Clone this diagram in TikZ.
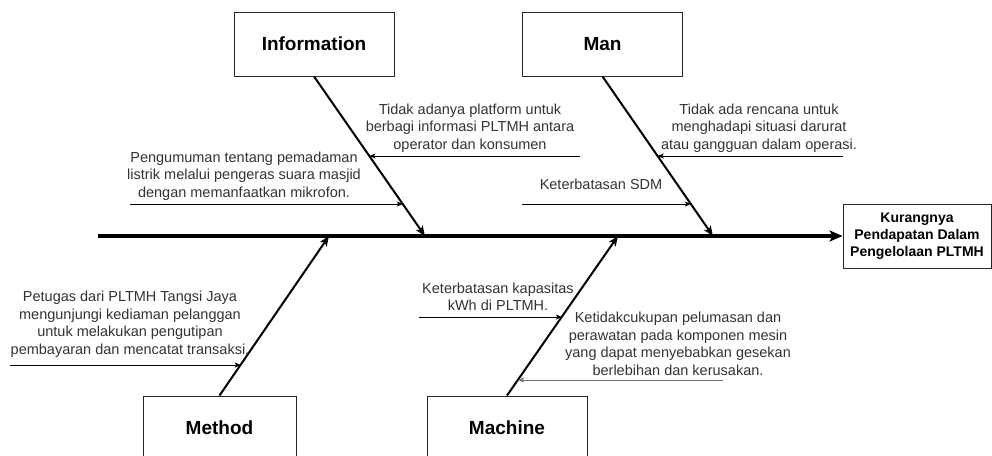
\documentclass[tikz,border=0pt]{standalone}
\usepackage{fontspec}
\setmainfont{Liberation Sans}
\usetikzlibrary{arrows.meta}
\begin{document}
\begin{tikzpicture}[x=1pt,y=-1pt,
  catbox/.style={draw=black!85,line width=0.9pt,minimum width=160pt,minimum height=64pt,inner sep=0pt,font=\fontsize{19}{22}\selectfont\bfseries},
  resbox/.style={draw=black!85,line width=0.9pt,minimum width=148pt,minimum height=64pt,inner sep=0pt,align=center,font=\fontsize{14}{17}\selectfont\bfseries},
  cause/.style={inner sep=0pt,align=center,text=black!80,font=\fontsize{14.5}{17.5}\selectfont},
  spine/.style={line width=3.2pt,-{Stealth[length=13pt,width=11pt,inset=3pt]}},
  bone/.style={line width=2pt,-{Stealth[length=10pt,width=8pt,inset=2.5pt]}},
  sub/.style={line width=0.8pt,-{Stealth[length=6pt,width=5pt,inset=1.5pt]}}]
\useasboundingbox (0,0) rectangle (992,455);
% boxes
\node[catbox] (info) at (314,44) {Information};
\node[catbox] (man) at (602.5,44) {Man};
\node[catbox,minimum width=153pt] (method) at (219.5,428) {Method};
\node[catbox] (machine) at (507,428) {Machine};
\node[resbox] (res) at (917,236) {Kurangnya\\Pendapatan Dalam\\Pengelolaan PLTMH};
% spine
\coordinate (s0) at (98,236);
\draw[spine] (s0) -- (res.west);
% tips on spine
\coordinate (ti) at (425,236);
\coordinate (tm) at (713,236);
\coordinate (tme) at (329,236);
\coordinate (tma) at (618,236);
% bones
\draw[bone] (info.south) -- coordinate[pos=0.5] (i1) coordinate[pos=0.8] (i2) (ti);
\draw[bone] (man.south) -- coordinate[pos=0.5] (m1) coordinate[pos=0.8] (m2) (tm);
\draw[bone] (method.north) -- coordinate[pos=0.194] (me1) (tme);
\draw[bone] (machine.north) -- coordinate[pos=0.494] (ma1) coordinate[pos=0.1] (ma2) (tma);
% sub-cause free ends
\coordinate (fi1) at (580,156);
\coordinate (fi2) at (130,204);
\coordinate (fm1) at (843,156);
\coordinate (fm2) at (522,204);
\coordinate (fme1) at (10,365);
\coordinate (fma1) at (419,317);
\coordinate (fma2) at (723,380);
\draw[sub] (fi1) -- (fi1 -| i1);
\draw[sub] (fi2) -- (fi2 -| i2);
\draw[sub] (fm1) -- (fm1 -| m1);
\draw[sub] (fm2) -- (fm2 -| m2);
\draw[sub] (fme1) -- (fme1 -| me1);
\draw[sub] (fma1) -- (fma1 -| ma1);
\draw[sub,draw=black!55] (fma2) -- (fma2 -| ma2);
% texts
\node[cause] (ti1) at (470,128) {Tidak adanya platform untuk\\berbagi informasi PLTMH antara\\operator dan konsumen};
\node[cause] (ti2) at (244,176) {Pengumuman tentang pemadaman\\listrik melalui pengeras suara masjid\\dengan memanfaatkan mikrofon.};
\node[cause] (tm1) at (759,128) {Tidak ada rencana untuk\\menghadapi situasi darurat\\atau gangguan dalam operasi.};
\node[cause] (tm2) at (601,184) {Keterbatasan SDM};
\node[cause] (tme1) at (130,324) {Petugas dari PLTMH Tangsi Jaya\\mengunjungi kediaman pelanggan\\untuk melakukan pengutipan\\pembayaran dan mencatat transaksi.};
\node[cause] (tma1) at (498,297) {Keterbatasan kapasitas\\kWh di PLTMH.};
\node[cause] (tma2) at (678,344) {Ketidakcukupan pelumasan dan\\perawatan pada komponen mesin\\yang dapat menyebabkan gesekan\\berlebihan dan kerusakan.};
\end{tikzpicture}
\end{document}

■ Set exercise:
Take the data above and repeat it exactly, leaving each picture out.

■ Written solution:
Clone this diagram in TikZ.
\documentclass[tikz,border=0pt]{standalone}
\usepackage{fontspec}
\setmainfont{Liberation Sans}
\usetikzlibrary{arrows.meta}
\begin{document}
\begin{tikzpicture}[x=1pt,y=-1pt,
  catbox/.style={draw=black!85,line width=0.9pt,minimum width=160pt,minimum height=64pt,inner sep=0pt,font=\fontsize{19}{22}\selectfont\bfseries},
  resbox/.style={draw=black!85,line width=0.9pt,minimum width=148pt,minimum height=64pt,inner sep=0pt,align=center,font=\fontsize{14}{17}\selectfont\bfseries},
  cause/.style={inner sep=0pt,align=center,text=black!80,font=\fontsize{14.5}{17.5}\selectfont},
  spine/.style={line width=3.2pt,-{Stealth[length=13pt,width=11pt,inset=3pt]}},
  bone/.style={line width=2pt,-{Stealth[length=10pt,width=8pt,inset=2.5pt]}},
  sub/.style={line width=0.8pt,-{Stealth[length=6pt,width=5pt,inset=1.5pt]}}]
\useasboundingbox (0,0) rectangle (992,455);
% boxes
\node[catbox] (info) at (314,44) {Information};
\node[catbox] (man) at (602.5,44) {Man};
\node[catbox,minimum width=153pt] (method) at (219.5,428) {Method};
\node[catbox] (machine) at (507,428) {Machine};
\node[resbox] (res) at (917,236) {Kurangnya\\Pendapatan Dalam\\Pengelolaan PLTMH};
% spine
\coordinate (s0) at (98,236);
\draw[spine] (s0) -- (res.west);
% tips on spine
\coordinate (ti) at (425,236);
\coordinate (tm) at (713,236);
\coordinate (tme) at (329,236);
\coordinate (tma) at (618,236);
% bones
\draw[bone] (info.south) -- coordinate[pos=0.5] (i1) coordinate[pos=0.8] (i2) (ti);
\draw[bone] (man.south) -- coordinate[pos=0.5] (m1) coordinate[pos=0.8] (m2) (tm);
\draw[bone] (method.north) -- coordinate[pos=0.194] (me1) (tme);
\draw[bone] (machine.north) -- coordinate[pos=0.494] (ma1) coordinate[pos=0.1] (ma2) (tma);
% sub-cause free ends
\coordinate (fi1) at (580,156);
\coordinate (fi2) at (130,204);
\coordinate (fm1) at (843,156);
\coordinate (fm2) at (522,204);
\coordinate (fme1) at (10,365);
\coordinate (fma1) at (419,317);
\coordinate (fma2) at (723,380);
\draw[sub] (fi1) -- (fi1 -| i1);
\draw[sub] (fi2) -- (fi2 -| i2);
\draw[sub] (fm1) -- (fm1 -| m1);
\draw[sub] (fm2) -- (fm2 -| m2);
\draw[sub] (fme1) -- (fme1 -| me1);
\draw[sub] (fma1) -- (fma1 -| ma1);
\draw[sub,draw=black!55] (fma2) -- (fma2 -| ma2);
% texts
\node[cause] (ti1) at (470,128) {Tidak adanya platform untuk\\berbagi informasi PLTMH antara\\operator dan konsumen};
\node[cause] (ti2) at (244,176) {Pengumuman tentang pemadaman\\listrik melalui pengeras suara masjid\\dengan memanfaatkan mikrofon.};
\node[cause] (tm1) at (759,128) {Tidak ada rencana untuk\\menghadapi situasi darurat\\atau gangguan dalam operasi.};
\node[cause] (tm2) at (601,184) {Keterbatasan SDM};
\node[cause] (tme1) at (130,324) {Petugas dari PLTMH Tangsi Jaya\\mengunjungi kediaman pelanggan\\untuk melakukan pengutipan\\pembayaran dan mencatat transaksi.};
\node[cause] (tma1) at (498,297) {Keterbatasan kapasitas\\kWh di PLTMH.};
\node[cause] (tma2) at (678,344) {Ketidakcukupan pelumasan dan\\perawatan pada komponen mesin\\yang dapat menyebabkan gesekan\\berlebihan dan kerusakan.};
\end{tikzpicture}
\end{document}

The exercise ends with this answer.